The list, which does not offer any ranking, lists the likes of German Chancellor Angela Merkel, Thai Prime Minister Yingluck Shinawatre, Saudi women rights activist Manal al-Sharif, Nobel Peace Prize winner Tawakkol Karman, and Oprah Winfrey.
About Rehman, The Daily Beast wrote that she had “spent her entire career pushing for human rights and free speech in of the world’s most conservative countries.” It added that while she worked with slain former Prime Minister Benazir Bhutto to author bills tackling honour killings and domestic violence. Her claim to the list – according to the Daily Beast, she braved death threats for trying to remove the death penalty in the controversial blasphemy law, even forced into a self-imposed house arrest.
On Shehrbano Taseer, the Beast wrote that she had picked up the battle standard for a progressive and secular Pakistan after the murder of her father and Punjab Governor Salmaan Taseer.
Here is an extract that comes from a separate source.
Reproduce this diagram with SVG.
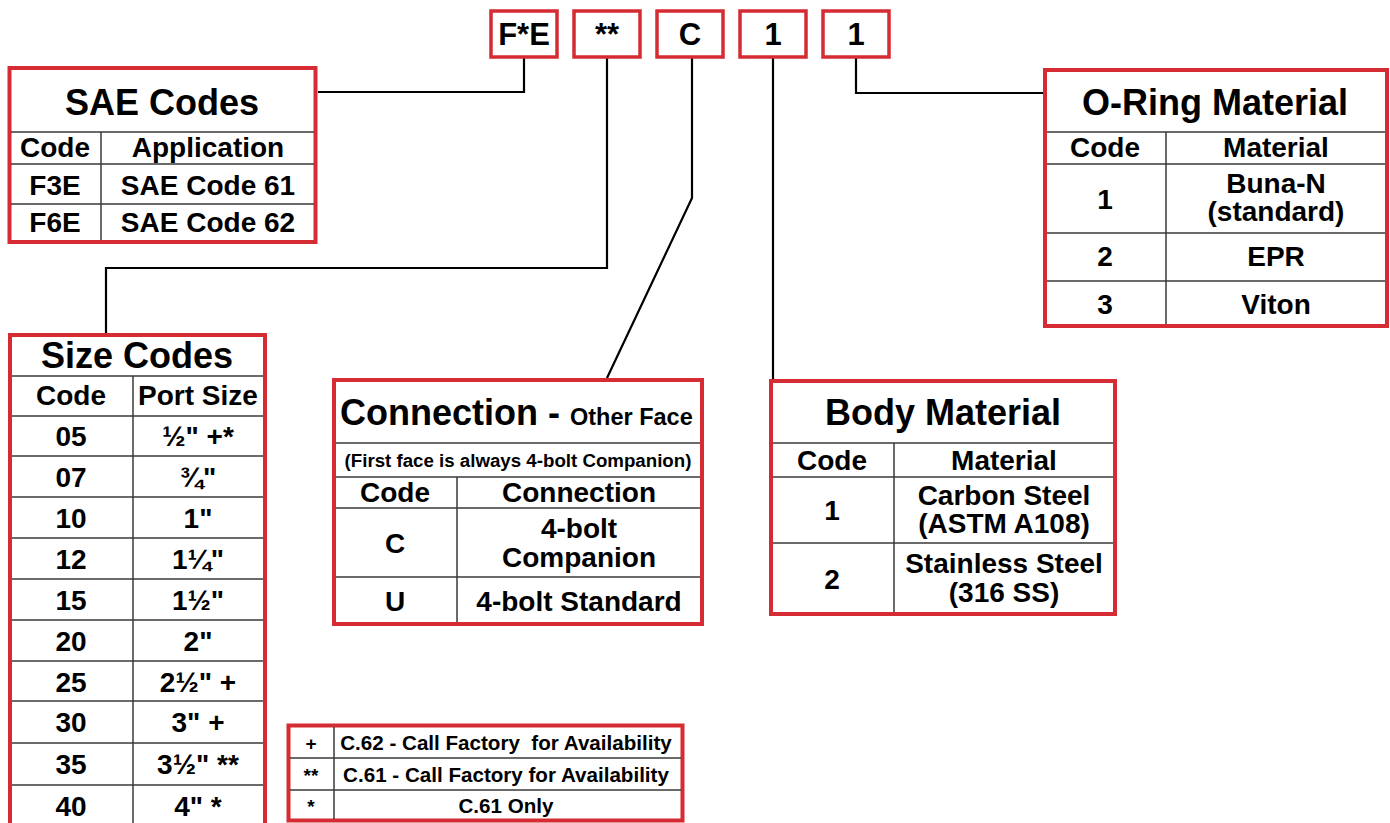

She too, the Beast added, had been braving death threats, forging ahead unnerved with her mission to “eliminate the country’s strict blasphemy law, which are often invoked to execute religious minorities.”
The list featured 52 women form the United States including Congresswoman Gabriel Giffords, Secretary of State Hillary Clinton and the US Army’s Female Engagement Team.